As Anna’s affection for her lover Vronsky builds, so did the dance … thankfully! I was beginning to wonder if I should have stayed at home and watched a ballet video instead. Albeit technically excellent as principal dancers of international ballets should be, the ability to transform the beautiful stage sets, costumes, props and choreography and bring the whole ballet to life calls for rare artistry and technical brilliance coupled with freedom – this was missing from the ballet that evening.


The story continues with Anna feeling deprived the love and affection at her home. Her husband Karenin, a dispassionate civil servant, buries his head in work. He ignores Anna’s attempts to “tempt” him with her beauty and sexuality. She, in turn, expresses her love to her son by being the doting mother. However, Anna’s basic, yet desperate, need to love and be loved finds its way beyond her home and into the arms of Vronsky.


Anna falls into the arms of the dashing Vronsky at another social meeting; her husband disapproves of this conspicuous courtship and demands that Anna returns to her home and resumes her societal obligations as a wife and mother. Anna defies as she had fallen in love with Vronsky.


She reluctantly leaves her son behind as she realizes that she cannot live a life without passionate love … and without Vronsky, who loves her deeply. Her passion and irrationality direct her to go away with Vronsky to Italy to begin a new life.


Here I witnessed the saving grace of the Finnish National Ballet’s performance that evening. Perhaps the most spell-binding pas de deux between the lovers and much like the lovers’ duet between Romeo and Juliet, both Anna and Vronsky danced with great passion that transcended the invisible confines of the stage. The lovers’ love and lust for one another were apparent. Their attempts at unabashed displays of their passions were constricted by the limitations of their thinly clad physical bodies. Their bodies intertwined between huge extensions and brilliant lifts and twirls across the stage. The lovers ultimately consummate their relationship drawing the breathlessly beautiful dance to a standstill.


Ah, the taste of “forbidden fruit” was sweet and explosive to the sense, but Anna’s face revealed a deeper emotion – a shadow of remorse as her body sat motionless for a split second next to her lover’s. The realization that she had finally committed the once unthinkable act of adultery and journeyed down a path where there was no return sinks in. She had torn the veils of aristocracy and proper conduct in exchange for a moment of untamed passions and pleasure. That would be the beginning of a life tormented by faded memories of her life in St Peterburg and her duty as a wife and mother return to haunt her.

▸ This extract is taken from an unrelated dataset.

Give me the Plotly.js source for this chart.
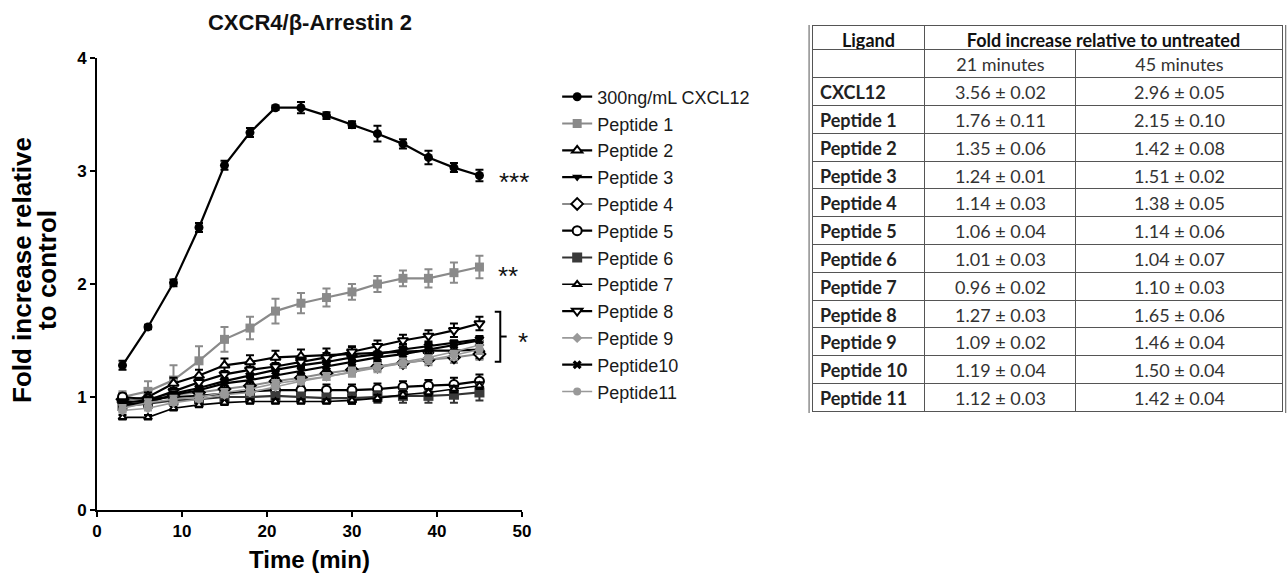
<!DOCTYPE html>
<html>
<head>
<meta charset="utf-8">
<script src="https://cdn.plot.ly/plotly-3.0.1.min.js"></script>
<style>html,body{margin:0;padding:0;background:#fff;}#chart{width:1287px;height:577px;}</style>
</head>
<body>
<div id="chart"></div>
<script>
// ---- Time course data ----
const time = [3, 6, 9, 12, 15, 18, 21, 24, 27, 30, 33, 36, 39, 42, 45];

const seriesNames = ["300ng/mL CXCL12", "Peptide 1", "Peptide 2", "Peptide 3", "Peptide 4", "Peptide 5",
  "Peptide 6", "Peptide 7", "Peptide 8", "Peptide 9", "Peptide10", "Peptide11"];

const cxcl12   = [1.28, 1.62, 2.01, 2.50, 3.05, 3.34, 3.56, 3.56, 3.49, 3.41, 3.33, 3.24, 3.12, 3.03, 2.96];
const cxcl12E  = [0.04, 0.02, 0.03, 0.04, 0.04, 0.04, 0.02, 0.05, 0.03, 0.03, 0.07, 0.04, 0.06, 0.04, 0.05];
const pep1     = [1.00, 1.05, 1.15, 1.32, 1.51, 1.61, 1.76, 1.83, 1.88, 1.93, 2.00, 2.05, 2.05, 2.10, 2.15];
const pep1E    = [0.05, 0.09, 0.13, 0.13, 0.11, 0.10, 0.11, 0.09, 0.08, 0.07, 0.07, 0.07, 0.08, 0.09, 0.10];
const pep2     = [0.97, 1.00, 1.12, 1.19, 1.28, 1.31, 1.35, 1.36, 1.37, 1.38, 1.39, 1.40, 1.41, 1.41, 1.42];
const pep2E    = [0.04, 0.04, 0.05, 0.05, 0.06, 0.06, 0.06, 0.06, 0.06, 0.07, 0.07, 0.07, 0.07, 0.08, 0.08];
const pep3     = [0.93, 0.95, 1.03, 1.08, 1.14, 1.19, 1.24, 1.28, 1.31, 1.35, 1.38, 1.42, 1.45, 1.48, 1.51];
const pep3E    = [0.02, 0.02, 0.02, 0.02, 0.02, 0.01, 0.01, 0.02, 0.02, 0.02, 0.02, 0.02, 0.02, 0.02, 0.02];
const pep4     = [0.98, 0.99, 1.02, 1.04, 1.07, 1.10, 1.14, 1.17, 1.21, 1.24, 1.27, 1.30, 1.33, 1.35, 1.38];
const pep4E    = [0.03, 0.03, 0.03, 0.03, 0.03, 0.03, 0.03, 0.04, 0.04, 0.04, 0.04, 0.04, 0.05, 0.05, 0.05];
const pep5     = [1.00, 0.98, 1.00, 1.01, 1.03, 1.05, 1.06, 1.06, 1.06, 1.06, 1.07, 1.09, 1.10, 1.11, 1.14];
const pep5E    = [0.03, 0.03, 0.03, 0.04, 0.04, 0.04, 0.04, 0.04, 0.05, 0.05, 0.05, 0.05, 0.05, 0.06, 0.06];
const pep6     = [0.92, 0.94, 0.97, 0.98, 1.00, 1.00, 1.01, 1.00, 0.99, 0.99, 1.00, 1.01, 1.01, 1.02, 1.04];
const pep6E    = [0.03, 0.03, 0.03, 0.03, 0.03, 0.03, 0.03, 0.04, 0.04, 0.05, 0.05, 0.06, 0.06, 0.07, 0.07];
const pep7     = [0.82, 0.82, 0.90, 0.93, 0.95, 0.96, 0.96, 0.96, 0.96, 0.97, 0.99, 1.02, 1.04, 1.07, 1.10];
const pep7E    = [0.02, 0.02, 0.02, 0.02, 0.02, 0.02, 0.02, 0.02, 0.02, 0.03, 0.03, 0.03, 0.03, 0.03, 0.03];
const pep8     = [0.95, 0.97, 1.05, 1.13, 1.20, 1.24, 1.27, 1.31, 1.35, 1.40, 1.45, 1.50, 1.54, 1.59, 1.65];
const pep8E    = [0.03, 0.03, 0.03, 0.03, 0.03, 0.03, 0.03, 0.04, 0.04, 0.04, 0.05, 0.05, 0.05, 0.06, 0.06];
const pep9     = [0.88, 0.90, 0.95, 0.98, 1.02, 1.04, 1.09, 1.14, 1.18, 1.22, 1.27, 1.31, 1.35, 1.40, 1.46];
const pep9E    = [0.02, 0.02, 0.02, 0.02, 0.02, 0.02, 0.02, 0.03, 0.03, 0.03, 0.03, 0.03, 0.04, 0.04, 0.04];
const pep10    = [0.93, 0.95, 1.02, 1.06, 1.12, 1.15, 1.19, 1.23, 1.27, 1.31, 1.35, 1.38, 1.42, 1.46, 1.50];
const pep10E   = [0.03, 0.03, 0.03, 0.03, 0.04, 0.04, 0.04, 0.04, 0.04, 0.04, 0.04, 0.04, 0.04, 0.04, 0.04];
const pep11    = [0.90, 0.95, 0.98, 1.00, 1.04, 1.07, 1.12, 1.15, 1.18, 1.22, 1.26, 1.30, 1.33, 1.37, 1.42];
const pep11E   = [0.03, 0.03, 0.03, 0.03, 0.03, 0.03, 0.03, 0.03, 0.03, 0.04, 0.04, 0.04, 0.04, 0.04, 0.04];

const yValues = [cxcl12, pep1, pep2, pep3, pep4, pep5, pep6, pep7, pep8, pep9, pep10, pep11];
const yErrors = [cxcl12E, pep1E, pep2E, pep3E, pep4E, pep5E, pep6E, pep7E, pep8E, pep9E, pep10E, pep11E];

// ---- Table data ----
const tableLigands = ["CXCL12", "Peptide 1", "Peptide 2", "Peptide 3", "Peptide 4", "Peptide 5",
  "Peptide 6", "Peptide 7", "Peptide 8", "Peptide 9", "Peptide 10", "Peptide 11"];
const fold21    = [3.56, 1.76, 1.35, 1.24, 1.14, 1.06, 1.01, 0.96, 1.27, 1.09, 1.19, 1.12];
const fold21Err = [0.02, 0.11, 0.06, 0.01, 0.03, 0.04, 0.03, 0.02, 0.03, 0.02, 0.04, 0.03];
const fold45    = [2.96, 2.15, 1.42, 1.51, 1.38, 1.14, 1.04, 1.10, 1.65, 1.46, 1.50, 1.42];
const fold45Err = [0.05, 0.10, 0.08, 0.02, 0.05, 0.06, 0.07, 0.03, 0.06, 0.04, 0.04, 0.04];
const tableHeader = ["Ligand", "Fold increase relative to untreated"];
const tableSubHeader = ["21 minutes", "45 minutes"];

// ---- Styles ----
const styles = [
  {line: '#000', sym: 'circle', mfill: '#000', mline: '#000', size: 9, lw: 2.2},
  {line: '#8a8a8a', sym: 'square', mfill: '#8a8a8a', mline: '#8a8a8a', size: 9, lw: 2.2},
  {line: '#000', sym: 'triangle-up', mfill: '#fff', mline: '#000', size: 9, lw: 2.2},
  {line: '#000', sym: 'triangle-down', mfill: '#000', mline: '#000', size: 9, lw: 2.2},
  {line: '#8a8a8a', sym: 'diamond', mfill: '#fff', mline: '#000', size: 9, lw: 2},
  {line: '#000', sym: 'circle', mfill: '#fff', mline: '#000', size: 9, lw: 2.2},
  {line: '#333', sym: 'square', mfill: '#3a3a3a', mline: '#3a3a3a', size: 10, lw: 2.2},
  {line: '#000', sym: 'triangle-up', mfill: '#fff', mline: '#000', size: 7, lw: 1.6},
  {line: '#000', sym: 'triangle-down', mfill: '#fff', mline: '#000', size: 9, lw: 2.2},
  {line: '#999', sym: 'diamond', mfill: '#999', mline: '#999', size: 8, lw: 1.6},
  {line: '#000', sym: 'x', mfill: '#000', mline: '#000', size: 8, lw: 2.2},
  {line: '#999', sym: 'circle', mfill: '#999', mline: '#999', size: 8, lw: 1.6}
];

const traces = seriesNames.map((name, i) => {
  const s = styles[i];
  return {
    type: 'scatter', mode: 'lines+markers', name: name,
    x: time, y: yValues[i],
    legendgroup: 'g' + i,
    line: {color: s.line, width: s.lw},
    marker: {symbol: s.sym, size: s.size, color: s.mfill, line: {color: s.mline, width: (s.mfill === '#fff' ? 2 : 0)}},
    error_y: {type: 'data', array: yErrors[i], visible: true, color: s.line, thickness: 2, width: 4},
    cliponaxis: false,
    xaxis: 'x', yaxis: 'y'
  };
});

const tableFont = 'Lato, "Open Sans", sans-serif';
const borderCol = '#555';
const rowH = 27.8;
const tX0 = 0.6029, tX1 = 0.6981, tX2 = 1.0;   // table column boundaries (paper)
const tY0 = 0.196, tY1 = 0.9485, tY2 = 1.0;

// Column 1: ligand names (bold)
traces.push({
  type: 'table',
  domain: {x: [tX0, tX1], y: [tY0, tY1]},
  header: {
    values: [''], height: rowH,
    line: {color: borderCol, width: 1}, fill: {color: '#fff'},
    font: {family: tableFont, size: 18, color: '#222'}
  },
  cells: {
    values: [tableLigands],
    align: 'left', height: rowH,
    line: {color: borderCol, width: 1}, fill: {color: '#fff'},
    font: {family: tableFont, size: 18, color: '#222', weight: 'bold'}
  }
});

// Columns 2-3: values
traces.push({
  type: 'table',
  domain: {x: [tX1, tX2], y: [tY0, tY1]},
  columnwidth: [151, 207],
  header: {
    values: tableSubHeader,
    align: 'center', height: rowH,
    line: {color: borderCol, width: 1}, fill: {color: '#fff'},
    font: {family: tableFont, size: 18, color: '#333'}
  },
  cells: {
    values: [
      fold21.map((v, i) => v.toFixed(2) + ' ± ' + fold21Err[i].toFixed(2)),
      fold45.map((v, i) => v.toFixed(2) + ' ± ' + fold45Err[i].toFixed(2))
    ],
    align: 'center', height: rowH,
    line: {color: borderCol, width: 1}, fill: {color: '#fff'},
    font: {family: tableFont, size: 18, color: '#333'}
  }
});

// Top header row with the merged "Fold increase" cell
traces.push({
  type: 'table',
  domain: {x: [tX0, tX2], y: [tY1, tY2]},
  columnwidth: [113, 358],
  header: {
    values: tableHeader,
    align: 'center', height: 25,
    line: {color: borderCol, width: 1}, fill: {color: '#fff'},
    font: {family: tableFont, size: 18, color: '#111', weight: 'bold'}
  },
  cells: {
    values: [[' '], [' ']],
    height: 20,
    line: {color: '#fff', width: 0}, fill: {color: '#fff'},
    font: {family: tableFont, size: 2, color: '#fff'}
  }
});

const axisFont = {family: '"Liberation Sans", Arial, sans-serif', size: 17, color: '#000', weight: 'bold'};
const bigFont = (s) => ({family: '"Liberation Sans", Arial, sans-serif', size: s, color: '#111'});

const layout = {
  width: 1287, height: 577,
  margin: {l: 97, r: 4, t: 25, b: 67},
  paper_bgcolor: '#fff', plot_bgcolor: '#fff',
  showlegend: true,
  title: {
    text: '<b>CXCR4/β-Arrestin 2</b>',
    x: 0.2409, xref: 'container', xanchor: 'center',
    y: 0.962, yref: 'container', yanchor: 'middle',
    font: bigFont(22)
  },
  xaxis: {
    domain: [0, 0.3583], range: [0, 50], tickvals: [0, 10, 20, 30, 40, 50],
    showgrid: false, zeroline: false, showline: true, linecolor: '#000', linewidth: 2,
    ticks: 'outside', ticklen: 5, tickwidth: 2, tickcolor: '#000',
    tickfont: axisFont,
    title: {text: '<b>Time (min)</b>', font: {family: '"Liberation Sans", Arial, sans-serif', size: 24, color: '#000'}, standoff: 11}
  },
  yaxis: {
    domain: [0, 0.932], range: [0, 4], tickvals: [0, 1, 2, 3, 4],
    showgrid: false, zeroline: false, showline: true, linecolor: '#000', linewidth: 2,
    ticks: 'outside', ticklen: 5, tickwidth: 2, tickcolor: '#000',
    tickfont: axisFont
  },
  legend: {
    x: 0.388, xanchor: 'left', y: 0.8897, yanchor: 'top',
    font: {family: '"Liberation Sans", Arial, sans-serif', size: 18, color: '#1a1a1a'},
    itemwidth: 30, tracegroupgap: 0.4, bgcolor: 'rgba(0,0,0,0)'
  },
  annotations: [
    // y-axis title, two lines
    {x: -0.0632, y: 0.495, xref: 'paper', yref: 'paper', text: '<b>Fold increase relative</b>', textangle: -90, showarrow: false, xanchor: 'center', yanchor: 'middle', font: {family: '"Liberation Sans", Arial, sans-serif', size: 26, color: '#000'}},
    {x: -0.0422, y: 0.495, xref: 'paper', yref: 'paper', text: '<b>to control</b>', textangle: -90, showarrow: false, xanchor: 'center', yanchor: 'middle', font: {family: '"Liberation Sans", Arial, sans-serif', size: 26, color: '#000'}},
    // significance marks
    {x: 49.1, y: 2.90, xref: 'x', yref: 'y', text: '***', showarrow: false, font: bigFont(26)},
    {x: 48.35, y: 2.07, xref: 'x', yref: 'y', text: '**', showarrow: false, font: bigFont(26)},
    {x: 50, xshift: 1, y: 1.49, xref: 'x', yref: 'y', text: '*', showarrow: false, font: bigFont(26)}
  ],
  shapes: [
    {type: 'path', xref: 'x', yref: 'y', path: 'M 46.8 1.755 L 47.45 1.755 L 47.45 1.312 L 46.8 1.312', line: {color: '#000', width: 2}},
    {type: 'line', xref: 'x', yref: 'y', x0: 47.45, x1: 48.2, y0: 1.535, y1: 1.535, line: {color: '#000', width: 2}},
    // double outer borders of the table
    {type: 'line', xref: 'paper', yref: 'paper', x0: 0.6004, x1: 0.6004, y0: 0.2, y1: 1.0, line: {color: borderCol, width: 1}},
    {type: 'line', xref: 'paper', yref: 'paper', x0: 1.0023, x1: 1.0023, y0: 0.2, y1: 1.0, line: {color: borderCol, width: 1}}
  ]
};

Plotly.newPlot('chart', traces, layout, {displayModeBar: false, staticPlot: true});
</script>
</body>
</html>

Torn between her love for her son and her newfound life with Vronsky, Anna makes an attempt to visit her son. She returns to her busband’s home in St Petersburg. Though she was overjoyed to see her son, she was greeted with contempt by her husband.


She then unsuccessfully persuades Vronsky to go to the opera with her and ends up attending on her own. At the opera, she was again shunned by the aristocratic society. Rejected, she returns to Vronsky to seek comfort but senses his feelings for her have changed.


The realization of having lost everything - the love of her family, of Vronsky and the approval of society – Anna was destined to live a life as an outcast. Distraught, Anna calmly stands before an oncoming train and commits suicide. The ballet ends with parallels to the stranger killed by a moving train at the beginning of the ballet.


A moving plot with moments of brilliance, Anna Karenina is a ballet that has the potential of taking you and your heart on a roller-coaster ride with moments of breathtaking beauty, great passion, explosive energy, and yet disappointments of a judgmental and unforgiving society that does not allow second chances for those who have made mistakes in life. The ballet reminds all that there is indeed a heavy price to pay for going against societal norms.